- Required task: Your task is to retype the lines from the opening of the material through the line that includes "3, 3, 3, 2, 2];". Do not copy the pictures.

- Supplied material:
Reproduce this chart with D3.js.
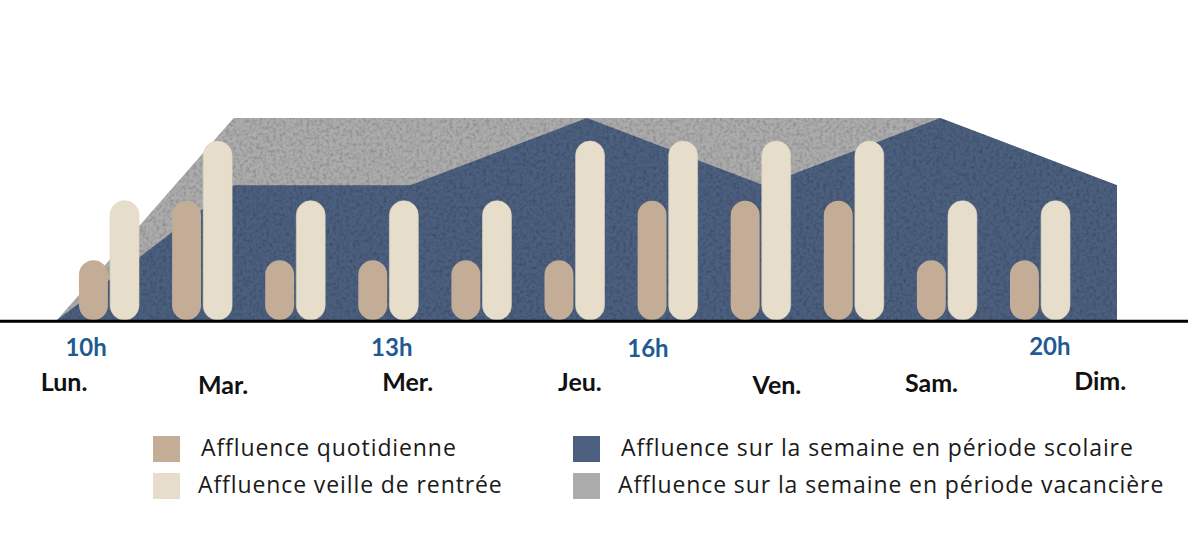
<!DOCTYPE html>
<html>
<head>
<meta charset="utf-8">
<script src="https://cdn.jsdelivr.net/npm/d3@7"></script>
<style>
  html, body { margin: 0; padding: 0; background: #fff; }
  svg { display: block; }
  text { font-family: Lato, "Open Sans", sans-serif; }
  .legend text { font-family: "Open Sans", Lato, sans-serif; }
</style>
</head>
<body>
<svg id="chart" width="1200" height="537"></svg>
<script>
// ---- data ----
var slots = ["1", "2", "3", "4", "5", "6", "7", "8", "9", "10", "11"];
var dailyValues = [1, 2, 1, 1, 1, 1, 2, 2, 2, 1, 1];      // Affluence quotidienne
var eveValues   = [2, 3, 2, 2, 2, 3, 3, 3, 3, 2, 2];      // Affluence veille de rentrée

var areaSteps      = [0, 2, 4, 6, 8, 10, 12];
var schoolValues   = [0, 2, 2, 3, 2, 3, 2];               // période scolaire
var holidayValues  = [0, 3, 3, 3, 3, 3, 2];               // période vacancière

var hourLabels = ["10h", "13h", "16h", "20h"];
var dayLabels  = ["Lun.", "Mar.", "Mer.", "Jeu.", "Ven.", "Sam.", "Dim."];
var legendLabels = ["Affluence quotidienne", "Affluence veille de rentrée",
                    "Affluence sur la semaine en période scolaire",
                    "Affluence sur la semaine en période vacancière"];

// ---- layout ----
var baseY = 320;
var hourPos = [0.33, 3.79, 6.69, 11.24];      // in area-step units
var hourDy  = [356, 356, 357, 355];
var dayPos  = [0.08, 1.88, 3.97, 5.92, 8.15, 9.9, 11.81];
var dayDy   = [391, 394, 391, 391, 394, 392, 390];

var colTan = "#c4ad97", colCream = "#e6decb", colDark = "#4c5f7f", colGrey = "#acacac";

var svg = d3.select("#chart");

// paper texture
var defs = svg.append("defs");
var f = defs.append("filter").attr("id", "paper")
    .attr("x", 0).attr("y", 0).attr("width", "100%").attr("height", "100%");
f.append("feTurbulence").attr("type", "fractalNoise").attr("baseFrequency", 0.3)
    .attr("numOctaves", 3).attr("seed", 4).attr("result", "noise");
f.append("feColorMatrix").attr("in", "noise").attr("type", "matrix")
    .attr("values", "0 0 0 0 0  0 0 0 0 0  0 0 0 0 0  0.8 0 0 0 -0.32")
    .attr("result", "spots");
f.append("feComposite").attr("in", "spots").attr("in2", "SourceGraphic").attr("operator", "atop");

// scales
var xArea = d3.scaleLinear().domain([0, 12]).range([57, 1117]);
var yArea = d3.scaleLinear().domain([0, 3]).range([baseY, 118]);

var xPair = d3.scaleBand().domain(slots).range([79, 1070]).paddingInner(0.3555).paddingOuter(0);
var xSub = d3.scaleBand().domain(["daily", "eve"]).range([0, xPair.bandwidth()]).paddingInner(0.07);
var yBar = d3.scaleLinear().domain([0, 3]).range([baseY, 141]);

// areas
var area = d3.area()
    .x(function (d) { return xArea(d.k); })
    .y0(baseY)
    .y1(function (d) { return yArea(d.v); });

var holiday = areaSteps.map(function (k, i) { return {k: k, v: holidayValues[i]}; });
var school = areaSteps.map(function (k, i) { return {k: k, v: schoolValues[i]}; });

svg.append("path").attr("d", area(holiday)).attr("fill", colGrey).attr("filter", "url(#paper)");
svg.append("path").attr("d", area(school)).attr("fill", colDark).attr("filter", "url(#paper)");

// bars
var bw = xSub.bandwidth();
var pairs = svg.append("g").selectAll("g")
    .data(slots)
    .enter().append("g")
    .attr("transform", function (d) { return "translate(" + xPair(d) + ",0)"; });

pairs.append("rect")
    .attr("x", xSub("daily"))
    .attr("y", function (d, i) { return yBar(dailyValues[i]); })
    .attr("width", bw)
    .attr("height", function (d, i) { return baseY - yBar(dailyValues[i]); })
    .attr("rx", bw / 2)
    .attr("fill", colTan);

pairs.append("rect")
    .attr("x", xSub("eve"))
    .attr("y", function (d, i) { return yBar(eveValues[i]); })
    .attr("width", bw)
    .attr("height", function (d, i) { return baseY - yBar(eveValues[i]); })
    .attr("rx", bw / 2)
    .attr("fill", colCream)
    .attr("stroke", "#ddd3bd")
    .attr("stroke-width", 0.6);

// baseline
svg.append("line")
    .attr("x1", 0).attr("x2", 1188)
    .attr("y1", baseY + 1.3).attr("y2", baseY + 1.3)
    .attr("stroke", "#000").attr("stroke-width", 3);

// hour labels
svg.append("g").selectAll("text")
    .data(hourLabels)
    .enter().append("text")
    .attr("x", function (d, i) { return xArea(hourPos[i]); })
    .attr("y", function (d, i) { return hourDy[i]; })
    .attr("text-anchor", "middle")
    .attr("font-size", 24)
    .attr("font-weight", 700)
    .attr("fill", "#1f5a92")
    .text(function (d) { return d; });

// day labels
svg.append("g").selectAll("text")
    .data(dayLabels)
    .enter().append("text")
    .attr("x", function (d, i) { return xArea(dayPos[i]); })
    .attr("y", function (d, i) { return dayDy[i]; })
    .attr("text-anchor", "middle")
    .attr("font-size", 25)
    .attr("font-weight", 700)
    .attr("fill", "#111")
    .text(function (d) { return d; });

// legend
var legendCols = [colTan, colCream, colDark, colGrey];
var legend = svg.append("g").attr("class", "legend").selectAll("g")
    .data(legendLabels)
    .enter().append("g")
    .attr("transform", function (d, i) {
        return "translate(" + (i < 2 ? 153 : 573) + "," + (i % 2 === 0 ? 436 : 473) + ")";
    });

legend.append("rect")
    .attr("width", 27).attr("height", 26)
    .attr("fill", function (d, i) { return legendCols[i]; });

legend.append("text")
    .attr("x", function (d, i) { return i % 2 === 0 ? 48 : 45; })
    .attr("y", 20)
    .attr("font-size", 23)
    .attr("font-weight", 400)
    .attr("letter-spacing", 0.9)
    .attr("fill", "#1a1a1a")
    .text(function (d) { return d; });
</script>
</body>
</html>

- Written solution:
Reproduce this chart with D3.js.
<!DOCTYPE html>
<html>
<head>
<meta charset="utf-8">
<script src="https://cdn.jsdelivr.net/npm/d3@7"></script>
<style>
  html, body { margin: 0; padding: 0; background: #fff; }
  svg { display: block; }
  text { font-family: Lato, "Open Sans", sans-serif; }
  .legend text { font-family: "Open Sans", Lato, sans-serif; }
</style>
</head>
<body>
<svg id="chart" width="1200" height="537"></svg>
<script>
// ---- data ----
var slots = ["1", "2", "3", "4", "5", "6", "7", "8", "9", "10", "11"];
var dailyValues = [1, 2, 1, 1, 1, 1, 2, 2, 2, 1, 1];      // Affluence quotidienne
var eveValues   = [2, 3, 2, 2, 2, 3, 3, 3, 3, 2, 2];      // Affluence veille de rentrée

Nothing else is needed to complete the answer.